1店舗あたりの売上高はローソンより下
「攻めの一手」を打った格好のファミリーマートだが、経営統合自体には課題も山積している。ユニーとの統合交渉は当初、2015年8月をめどにまとめる方針だったが、約1か月半も遅れた。ユニーが展開する総合スーパー「ピアゴ」「アピタ」の業績が低迷しており、これをどう立て直すかの検討が長引いた影響とみられる。最大で50店舗を閉鎖するとの報道もあったが、15日の記者会見で具体策を示すことはできなかった。来年の経営統合までに、スーパー事業の立て直しに道筋をつけられるかが問われることになる。

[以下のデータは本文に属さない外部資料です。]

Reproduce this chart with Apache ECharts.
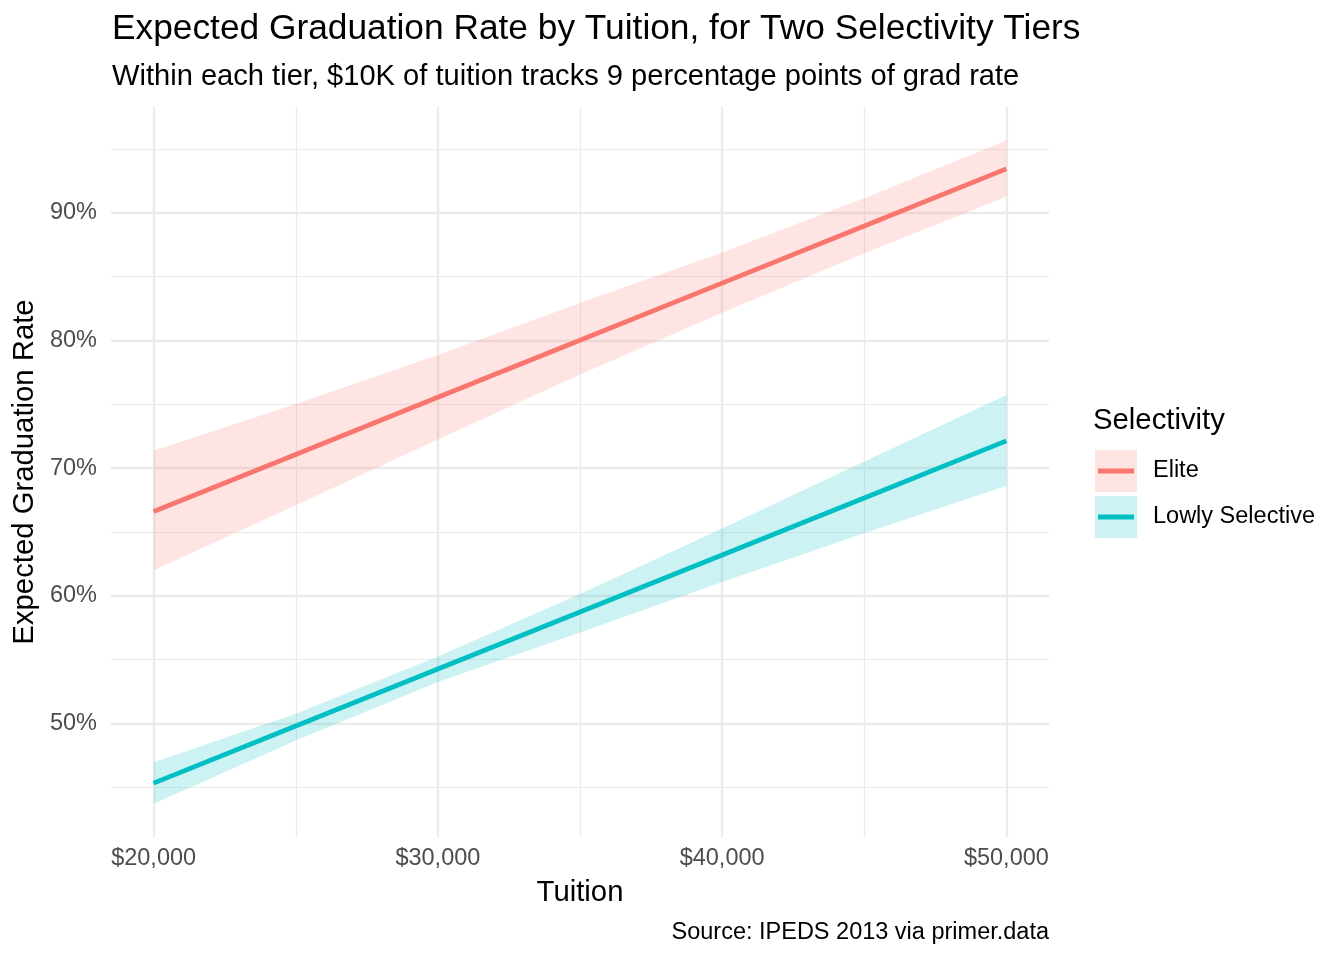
<!DOCTYPE html>
<html><head><meta charset="utf-8">
<script src="https://cdn.jsdelivr.net/npm/echarts@6/dist/echarts.min.js"></script>
<style>html,body{margin:0;padding:0;background:#fff}#c{width:1344px;height:960px}</style>
</head><body><div id="c"></div>
<script>
// ---- data ----
const tuition = [20000, 25000, 30000, 35000, 40000, 45000, 50000];
const eliteFit  = [66.6, 71.07, 75.55, 80.02, 84.5, 88.97, 93.45];
const eliteLow  = [62.0, 67.1, 72.25, 77.33, 82.18, 86.84, 91.28];
const eliteHigh = [71.36, 75.02, 78.86, 82.94, 86.89, 91.15, 95.67];
const lowlyFit  = [45.32, 49.79, 54.26, 58.73, 63.2, 67.67, 72.14];
const lowlyLow  = [43.7, 48.67, 53.24, 57.12, 61.08, 64.9, 68.6];
const lowlyHigh = [46.96, 50.76, 55.25, 60.14, 65.27, 70.53, 75.73];
const seriesNames = ['Elite', 'Lowly Selective'];
const xMajorTicks = [20000, 30000, 40000, 50000];
const xMinorTicks = [25000, 35000, 45000];
const yMajorTicks = [50, 60, 70, 80, 90];
const yMinorTicks = [45, 55, 65, 75, 85, 95];

const FONT = '"Liberation Sans", Arial, Helvetica, sans-serif';
const RED = '#F8766D', CYAN = '#00BFC4';
const RED_A = 'rgba(248,118,109,0.2)', CYAN_A = 'rgba(0,191,196,0.2)';
const GRID = '#EBEBEB';
const X_MIN = 18500, X_MAX = 51500, Y_MIN = 41.1, Y_MAX = 98.3;

function pairs(ys) { return tuition.map((x, i) => [x, ys[i]]); }
function bandRows(lo, hi) { return tuition.map((x, i) => [x, lo[i], hi[i]]); }
function fmtDollar(v) { return '$' + Math.round(v).toLocaleString('en-US'); }

function bandRenderer(rows, fill) {
  return function (params, api) {
    if (params.dataIndex !== 0) return null;
    const upper = rows.map(r => api.coord([r[0], r[2]]));
    const lower = rows.map(r => api.coord([r[0], r[1]])).reverse();
    return {type: 'polygon', shape: {points: upper.concat(lower)},
            style: {fill: fill, stroke: null}, silent: true};
  };
}

const chart = echarts.init(document.getElementById('c'), null, {renderer: 'canvas'});

const eliteRows = bandRows(eliteLow, eliteHigh);
const lowlyRows = bandRows(lowlyLow, lowlyHigh);

const option = {
  backgroundColor: '#ffffff',
  animation: false,
  title: [
    {text: 'Expected Graduation Rate by Tuition, for Two Selectivity Tiers', left: 112, top: 12, padding: 0,
     textStyle: {fontFamily: FONT, fontSize: 35.3, fontWeight: 'normal', color: '#000'}},
    {text: 'Within each tier, $10K of tuition tracks 9 percentage points of grad rate', left: 112, top: 62, padding: 0,
     textStyle: {fontFamily: FONT, fontSize: 29.1, fontWeight: 'normal', color: '#000'}},
    {text: 'Selectivity', left: 1093, top: 406, padding: 0,
     textStyle: {fontFamily: FONT, fontSize: 29.3, fontWeight: 'normal', color: '#000'}},
    {text: 'Source: IPEDS 2013 via primer.data', right: 295, top: 921, padding: 0,
     textStyle: {fontFamily: FONT, fontSize: 23.5, fontWeight: 'normal', color: '#000'}}
  ],
  grid: {left: 111, right: 295, top: 107, bottom: 123, containLabel: false, outerBoundsMode: 'none'},
  xAxis: [
    {type: 'value', min: X_MIN, max: X_MAX,
     axisLine: {show: false},
     name: 'Tuition', nameLocation: 'middle', nameGap: 41,
     nameTextStyle: {fontFamily: FONT, fontSize: 29.3, color: '#000'},
     axisTick: {show: false, customValues: xMajorTicks},
     axisLabel: {customValues: xMajorTicks, formatter: fmtDollar, margin: 10,
                 fontFamily: FONT, fontSize: 23.5, color: '#4D4D4D'},
     splitLine: {show: true, lineStyle: {color: GRID, width: 2.3}}},
    {type: 'value', min: X_MIN, max: X_MAX, position: 'bottom',
     axisLine: {show: false},
     axisTick: {show: false, customValues: xMinorTicks},
     axisLabel: {show: false, customValues: xMinorTicks},
     splitLine: {show: true, lineStyle: {color: GRID, width: 1.2}}}
  ],
  yAxis: [
    {type: 'value', min: Y_MIN, max: Y_MAX,
     axisLine: {show: false},
     name: 'Expected Graduation Rate', nameLocation: 'middle', nameGap: 70, nameRotate: 90,
     nameTextStyle: {fontFamily: FONT, fontSize: 29.3, color: '#000'},
     axisTick: {show: false, customValues: yMajorTicks},
     axisLabel: {customValues: yMajorTicks, formatter: '{value}%', margin: 14,
                 fontFamily: FONT, fontSize: 23.5, color: '#4D4D4D', padding: [3, 0, 0, 0]},
     splitLine: {show: true, lineStyle: {color: GRID, width: 2.3}}},
    {type: 'value', min: Y_MIN, max: Y_MAX, position: 'left',
     axisLine: {show: false},
     axisTick: {show: false, customValues: yMinorTicks},
     axisLabel: {show: false, customValues: yMinorTicks},
     splitLine: {show: true, lineStyle: {color: GRID, width: 1.2}}}
  ],
  legend: [
    {orient: 'vertical', left: 1095, top: 450, itemWidth: 42, itemHeight: 42, itemGap: 4,
     selectedMode: false, padding: 0,
     data: [
       {name: seriesNames[0], icon: 'rect', itemStyle: {color: RED_A, borderWidth: 0}},
       {name: seriesNames[1], icon: 'rect', itemStyle: {color: CYAN_A, borderWidth: 0}}
     ],
     textStyle: {fontFamily: FONT, fontSize: 23.5, color: '#000', padding: [2, 0, 0, 11]}},
    {orient: 'vertical', left: 1098, top: 468.6, itemWidth: 36, itemHeight: 4.8, itemGap: 41.2,
     selectedMode: false, padding: 0, formatter: function () { return ''; },
     data: [
       {name: seriesNames[0], icon: 'rect', itemStyle: {color: RED, borderWidth: 0}},
       {name: seriesNames[1], icon: 'rect', itemStyle: {color: CYAN, borderWidth: 0}}
     ],
     textStyle: {fontSize: 2, color: 'rgba(0,0,0,0)'}}
  ],
  series: [
    {name: 'elite_band', type: 'custom', data: eliteRows, encode: {x: 0, y: [1, 2]},
     renderItem: bandRenderer(eliteRows, RED_A), silent: true, z: 1},
    {name: 'lowly_band', type: 'custom', data: lowlyRows, encode: {x: 0, y: [1, 2]},
     renderItem: bandRenderer(lowlyRows, CYAN_A), silent: true, z: 1},
    {name: seriesNames[0], type: 'line', data: pairs(eliteFit), symbol: 'none',
     lineStyle: {color: RED, width: 4.8}, itemStyle: {color: RED}, z: 3},
    {name: seriesNames[1], type: 'line', data: pairs(lowlyFit), symbol: 'none',
     lineStyle: {color: CYAN, width: 4.8}, itemStyle: {color: CYAN}, z: 3}
  ]
};
chart.setOption(option);
</script>
</body></html>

店舗網の拡充が実際の集客力向上につなげられるかも未知数だ。1店舗あたりの1日平均売上高はセブン-イレブンが60万円台後半なのに対し、ローソンが50万円台半ば。ファミリーマートは50万円強にとどまり、サークルKサンクスに至っては40万円台と低迷している。サークルKサンクスをファミマ化したとしても、1店舗の集客力でセブンに追いつくのは容易ではない。
肝心のブランドの統一についても、明確な方針は示せず、「引き続き検討する」という段階。いずれファミマに統一するのが暗黙の了解と見られるが、そこには加盟店オーナーの理解を得るという壁もある。コンビニのオーナーは店名への思い入れ、これまで対抗してきたライバルへの名称変更には抵抗感が強いという。
消費者ニーズをきめ細かく把握し、集客力を高める商品やサービスを提供できるかが大きな課題となるのはもちろんだが、ブランド統一をはじめとする一体化に手間取るようだと、統合効果を発揮できない。商品開発や新サービスなど変化が速いコンビニ業界にあって、スピード感を欠いた統合後の戦略は、むしろ致命傷になりかねない。